Throughout his career, Wright held onto his belief that the judicial system, including bail, was stacked against poor and minority defendants. In a lecture at Columbia University Law School in 1979, he said that a more appropriate name for him would have been "Civil" Wright. He retired on December 31, 1994. Several days before his retirement, he said,

I have never changed my mind about the Eighth Amendment. To say that I would've done things differently means to me I would have been a good boy, kept my mouth shut and availed myself of the benefits of the system. I don't think I can do that. I don't think I could ever do that.

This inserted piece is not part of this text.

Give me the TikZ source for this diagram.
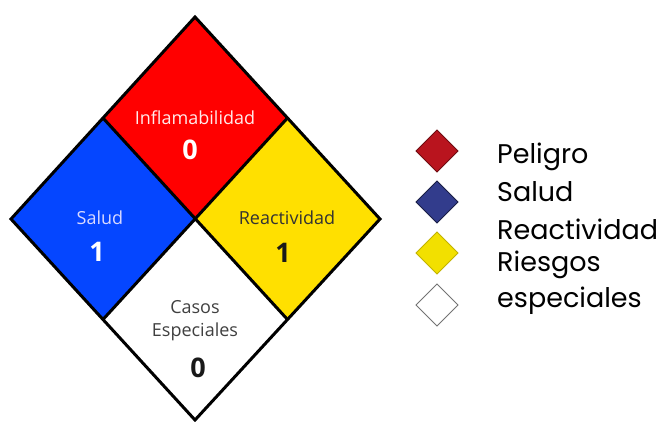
\documentclass[tikz,border=0pt]{standalone}
\usepackage{fontspec}
\setmainfont{Open Sans}
\newfontfamily\legfont{Poppins}
\definecolor{nred}{RGB}{255,0,0}
\definecolor{nblue}{RGB}{5,70,255}
\definecolor{nyellow}{RGB}{255,224,0}
\definecolor{lred}{RGB}{185,20,30}
\definecolor{lblue}{RGB}{50,60,140}
\definecolor{lyellow}{RGB}{242,224,0}
\tikzset{
  lbl/.style={font=\fontsize{18}{22}\selectfont, inner sep=0pt, align=center},
  num/.style={font=\bfseries\fontsize{27}{30}\selectfont, inner sep=0pt},
  leg/.style={font=\legfont\fontsize{27}{30}\selectfont, anchor=west, inner sep=0pt}
}
\begin{document}
\begin{tikzpicture}[x=1pt,y=-1pt]
\useasboundingbox (0,0) rectangle (661,421);
\coordinate (T) at (195,17);
\coordinate (L) at (11,219);
\coordinate (R) at (380,219);
\coordinate (B) at (195,420);
\coordinate (C) at (195,218.5);
\coordinate (TL) at (103,118);
\coordinate (TR) at (287.5,118);
\coordinate (BL) at (103,319.5);
\coordinate (BR) at (287.5,319.5);
\fill[nred] (T) -- (TR) -- (C) -- (TL) -- cycle;
\fill[nblue] (TL) -- (C) -- (BL) -- (L) -- cycle;
\fill[nyellow] (TR) -- (R) -- (BR) -- (C) -- cycle;
\fill[white] (C) -- (BR) -- (B) -- (BL) -- cycle;
\draw[line width=3pt, line join=miter] (T) -- (R) -- (B) -- (L) -- cycle;
\draw[line width=3pt] (TL) -- (BR);
\draw[line width=3pt] (TR) -- (BL);
\node[lbl, text=white!92!red] (t1) at (195,118) {Inflamabilidad};
\node[num, text=white] (n1) at (190,150) {0};
\node[lbl, text=white!85!blue] (t2) at (100,218) {Salud};
\node[num, text=white] (n2) at (97,252) {1};
\node[lbl, text=black!80] (t3) at (287,218) {Reactividad};
\node[num, text=black!90] (n3) at (283,253) {1};
\node[lbl, text=black!75] (t4) at (195,307) {Casos};
\node[lbl, text=black!75] (t5) at (195,332) {Especiales};
\node[num, text=black!90] (n4) at (198,368) {0};
% legend
\draw[fill=lred, draw=lred!60!black, line width=0.8pt] (437,130) -- (458,151) -- (437,172) -- (416,151) -- cycle;
\draw[fill=lblue, draw=lblue!50!black, line width=0.8pt] (437,181) -- (458,202) -- (437,223) -- (416,202) -- cycle;
\draw[fill=lyellow, draw=lyellow!80!black, line width=0.8pt] (437,232) -- (458,253) -- (437,274) -- (416,253) -- cycle;
\draw[fill=white, draw=black!55, line width=0.8pt] (437,284) -- (458,305) -- (437,326) -- (416,305) -- cycle;
\node[leg] (l1) at (497,157) {Peligro};
\node[leg] (l2) at (497,192) {Salud};
\node[leg] (l3) at (497,229) {Reactividad};
\node[leg] (l4) at (497,265) {Riesgos};
\node[leg] (l5) at (497,301) {especiales};
\end{tikzpicture}
\end{document}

Judge Wright spent 25 years on the bench hearing criminal and civil cases, and had a reputation as a scholarly and provocative jurist who sprinkled his opinions with literary quotations. He taught as visiting scholar at Adelphi University, Garden City, New York in the African American Studies Department a course entitled, Law Against Minorities. He was the author of a 1987 book, Black Robes, White Justice, about the role of race in the judicial system, which won a 1991 American Book Award. He later authored an autobiography, "Black Justice In A White World." Sixty-five years after being denied admission because of his race, the Princeton Class of 2001 made him an honorary member of their class.

In retirement, Judge Wright worked as a "greeter" at the local, Old Saybrook, Wal-Mart. He explained this, saying he needed to supplement his retirement income in order to visit Italy, which he loved doing.

Judge Wright died in his sleep on March 24, 2005, at his home in Old Saybrook, Connecticut at the age of 87.